Malaysia maintains a presence in several land features in the contested Spratly chain of islands, including the Swallow Reef, which hosts advanced naval and civilian facilities. The Mahathir administration has signaled a more assertive stance in the South China Sea, while ensuring Najib-era China deals don’t compromise national interests. “We have to ensure our voice is heard because Malaysia does have islands in the area and this we must uphold,” he said in a pre-elections interview with Bloomberg.

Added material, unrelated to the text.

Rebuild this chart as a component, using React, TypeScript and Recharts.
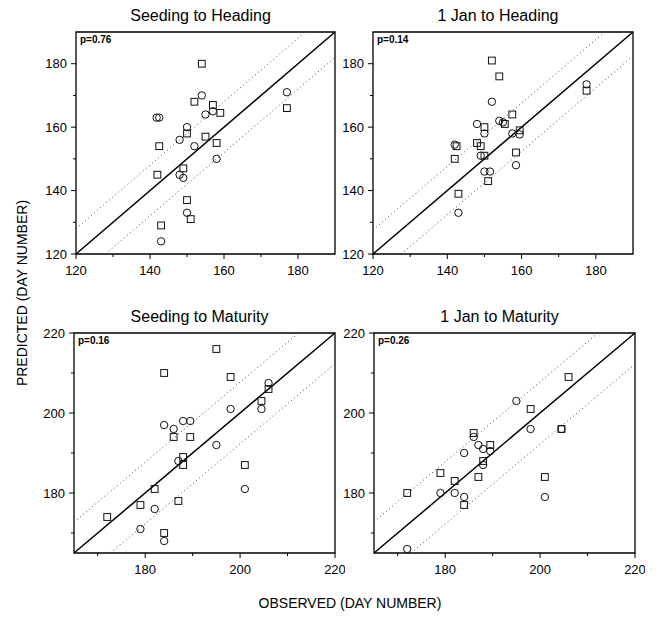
import { ScatterChart, Scatter, XAxis, YAxis, ReferenceLine, ReferenceArea } from "recharts";

// tick values
const headingTicks = [120, 130, 140, 150, 160, 170, 180];
const headingLabels = [120, 140, 160, 180];
const maturityTicks = [170, 180, 190, 200, 210, 220];
const maturityLabels = [180, 200, 220];

const titles = ["Seeding to Heading", "1 Jan to Heading", "Seeding to Maturity", "1 Jan to Maturity"];
const pValues = ["p=0.76", "p=0.14", "p=0.16", "p=0.26"];
// half-width of the dotted band around the 1:1 line
const bandWidths = [8, 7.6, 7.7, 7.8];

// [observed, predicted]
const sowHeadSquares = [
  [154, 180], [152, 168], [157, 167], [159, 164.5], [177, 166], [142.5, 154], [150, 158],
  [155, 157], [158, 155], [142, 145], [149, 147], [150, 137], [151, 131], [143, 129],
];
const sowHeadCircles = [
  [154, 170], [177, 171], [141.8, 163], [142.5, 163], [155, 164], [157, 165], [150, 160],
  [148, 156], [152, 154], [158, 150], [148, 145], [149, 144], [150, 133], [143, 124],
];
const janHeadSquares = [
  [152, 181], [154, 176], [177.5, 171.5], [157.5, 164], [155.5, 161], [150, 160], [159.5, 159],
  [142.5, 154], [148, 155], [149, 154], [150, 151], [142, 150], [158.5, 152], [151, 143], [143, 139],
];
const janHeadCircles = [
  [177.5, 173.5], [152, 168], [154, 162], [155, 161.5], [148, 161], [150, 158], [157.5, 158],
  [159.5, 157.7], [142, 154.5], [149, 151], [150, 146], [151.5, 146], [158.5, 148], [143, 133],
];
const sowMatSquares = [
  [195, 216], [184, 210], [198, 209], [206, 206], [204.5, 203], [186, 194], [189.5, 194], [188, 189],
  [188, 187], [201, 187], [182, 181], [179, 177], [187, 178], [172, 174], [184, 170],
];
const sowMatCircles = [
  [206, 207.5], [204.5, 201], [198, 201], [184, 197], [186, 196], [188, 198], [189.5, 198],
  [195, 192], [187, 188], [201, 181], [182, 176], [179, 171], [184, 168],
];
const janMatSquares = [
  [206, 209], [198, 201], [204.5, 196], [186, 195], [189.5, 192], [188, 188], [179, 185],
  [182, 183], [187, 184], [201, 184], [172, 180], [184, 177],
];
const janMatCircles = [
  [195, 203], [198, 196], [204.5, 196], [186, 194], [187, 192], [188, 191], [189.5, 190.5],
  [184, 190], [188, 187], [179, 180], [182, 180], [184, 179], [201, 179], [172, 166],
];

const toPoints = (pairs: number[][]) => pairs.map(([x, y]) => ({ x, y }));

const Square = (props: any) => {
  const { cx, cy } = props;
  if (cx == null || cy == null) return <g />;
  return <rect x={cx - 3.4} y={cy - 3.4} width={6.8} height={6.8} fill="none" stroke="#111" strokeWidth={1} />;
};

const Circle = (props: any) => {
  const { cx, cy } = props;
  if (cx == null || cy == null) return <g />;
  return <circle cx={cx} cy={cy} r={3.7} fill="none" stroke="#111" strokeWidth={1} />;
};

const XTick = (props: any) => {
  const { x, y, payload, labels } = props;
  const major = labels.includes(payload.value);
  return (
    <g>
      <line x1={x} x2={x} y1={y} y2={y + (major ? 5 : 3)} stroke="#000" />
      {major && (
        <text x={x} y={y + 21} textAnchor="middle" fontSize={13} fill="#000">
          {payload.value}
        </text>
      )}
    </g>
  );
};

const YTick = (props: any) => {
  const { x, y, payload, labels } = props;
  const major = labels.includes(payload.value);
  return (
    <g>
      <line x1={x} x2={x - (major ? 5 : 3)} y1={y} y2={y} stroke="#000" />
      {major && (
        <text x={x - 9} y={y + 4.5} textAnchor="end" fontSize={13} fill="#000">
          {payload.value}
        </text>
      )}
    </g>
  );
};

interface PanelProps {
  box: { x: number; y: number; w: number; h: number };
  title: string;
  p: string;
  squares: number[][];
  circles: number[][];
  domain: [number, number];
  ticks: number[];
  labels: number[];
  band: number;
}

const Panel = ({ box, title, p, squares, circles, domain, ticks, labels, band }: PanelProps) => {
  const [lo, hi] = domain;
  const W = box.w + 70;
  const H = box.h + 60;
  return (
    <div style={{ position: "absolute", left: box.x - 60, top: box.y - 30, width: W, height: H }}>
      <div
        style={{ position: "absolute", left: 55, top: 5, width: box.w, textAlign: "center", fontSize: 16, lineHeight: "18px" }}
      >
        {title}
      </div>
      <ScatterChart width={W} height={H} margin={{ top: 30, right: 10, bottom: 5, left: 10 }}>
        <XAxis
          type="number"
          dataKey="x"
          domain={domain}
          ticks={ticks}
          interval={0}
          tickSize={0}
          tickMargin={0}
          axisLine={false}
          tick={<XTick labels={labels} />}
          height={25}
          allowDataOverflow
        />
        <YAxis
          type="number"
          dataKey="y"
          domain={domain}
          ticks={ticks}
          interval={0}
          tickSize={0}
          tickMargin={0}
          axisLine={false}
          tick={<YTick labels={labels} />}
          width={50}
          allowDataOverflow
        />
        <ReferenceArea
          x1={lo}
          x2={hi}
          y1={lo}
          y2={hi}
          fill="none"
          fillOpacity={0}
          stroke="#000"
          strokeWidth={1.3}
          label={{ value: p, position: "insideTopLeft", offset: 4, fontSize: 10, fontWeight: "bold", fill: "#000" }}
        />
        <ReferenceLine segment={[{ x: lo, y: lo }, { x: hi, y: hi }]} stroke="#000" strokeWidth={1.5} />
        <ReferenceLine
          segment={[{ x: lo, y: lo + band }, { x: hi - band, y: hi }]}
          stroke="#444"
          strokeDasharray="1 3"
        />
        <ReferenceLine
          segment={[{ x: lo + band, y: lo }, { x: hi, y: hi - band }]}
          stroke="#444"
          strokeDasharray="1 3"
        />
        <Scatter data={toPoints(squares)} shape={Square} isAnimationActive={false} />
        <Scatter data={toPoints(circles)} shape={Circle} isAnimationActive={false} />
      </ScatterChart>
    </div>
  );
};

export default function App() {
  const boxes = [
    { x: 76, y: 32, w: 259, h: 222 },
    { x: 373, y: 32, w: 260, h: 222 },
    { x: 74, y: 333, w: 261, h: 220 },
    { x: 374, y: 333, w: 261, h: 220 },
  ];
  const squares = [sowHeadSquares, janHeadSquares, sowMatSquares, janMatSquares];
  const circles = [sowHeadCircles, janHeadCircles, sowMatCircles, janMatCircles];

  return (
    <div
      style={{
        position: "absolute",
        left: 0,
        top: 0,
        width: 658,
        height: 620,
        background: "#fff",
        color: "#000",
        fontFamily: "'Liberation Sans', Arial, sans-serif",
      }}
    >
      {boxes.map((box, i) => (
        <Panel
          key={i}
          box={box}
          title={titles[i]}
          p={pValues[i]}
          squares={squares[i]}
          circles={circles[i]}
          domain={i < 2 ? [120, 190] : [165, 220]}
          ticks={i < 2 ? headingTicks : maturityTicks}
          labels={i < 2 ? headingLabels : maturityLabels}
          band={bandWidths[i]}
        />
      ))}
      <div
        style={{
          position: "absolute",
          left: 22 - 120,
          top: 293 - 9,
          width: 240,
          textAlign: "center",
          fontSize: 14,
          lineHeight: "18px",
          transform: "rotate(-90deg)",
        }}
      >
        PREDICTED (DAY NUMBER)
      </div>
      <div
        style={{ position: "absolute", left: 350 - 150, top: 594, width: 300, textAlign: "center", fontSize: 14, lineHeight: "18px" }}
      >
        OBSERVED (DAY NUMBER)
      </div>
    </div>
  );
}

Malaysia’s current predicament echoes the experience of the Philippines earlier this decade, when former President Benigno Aquino launched an anti-corruption initiative that heavily targeted China-led projects begun under his predecessor, Gloria Macapagal Arroyo. Aquino’s good governance reforms coupled with rising tensions in the South China Sea led to a new nadir in bilateral relations with China.
Guided by pragmatic advisers in the newly-created presidential council of elders, which includes luminaries and tycoons such as Robert Kuok, Mahathir will likely seek to maintain robust economic ties with China. But the tenor and dynamics of Malaysia’s relations with China will likely involve greater hedging; Mahathir will likely switch to strategic non-alignment rather than Najib-style strategic leaning vis-à-vis Beijing. In short, Malaysia will likely be less quiescent towards the Asian powerhouse.
Just as in the past, Mahathir will likely leverage his stature and influence within the ASEAN to forward Malaysia’s interests in the South China Sea. Together with the current ASEAN chairman (Singapore), he will likely advocate mutually satisfactory arrangements, which will preserve regional security as well as protect the interest of smaller claimant states in the area. After all, no contemporary regional leader relishes the same gravitas as Mahathir, who played a critical role in the ASEAN’s evolution into a global force in past decades.
This puts Kuala Lumpur in a unique position to shape the regional agenda amid an era of dizzying geopolitical and humanitarian challenges. Mahathir’s remarkable return to power couldn’t be more timely and consequential, both for Malaysia and the ASEAN.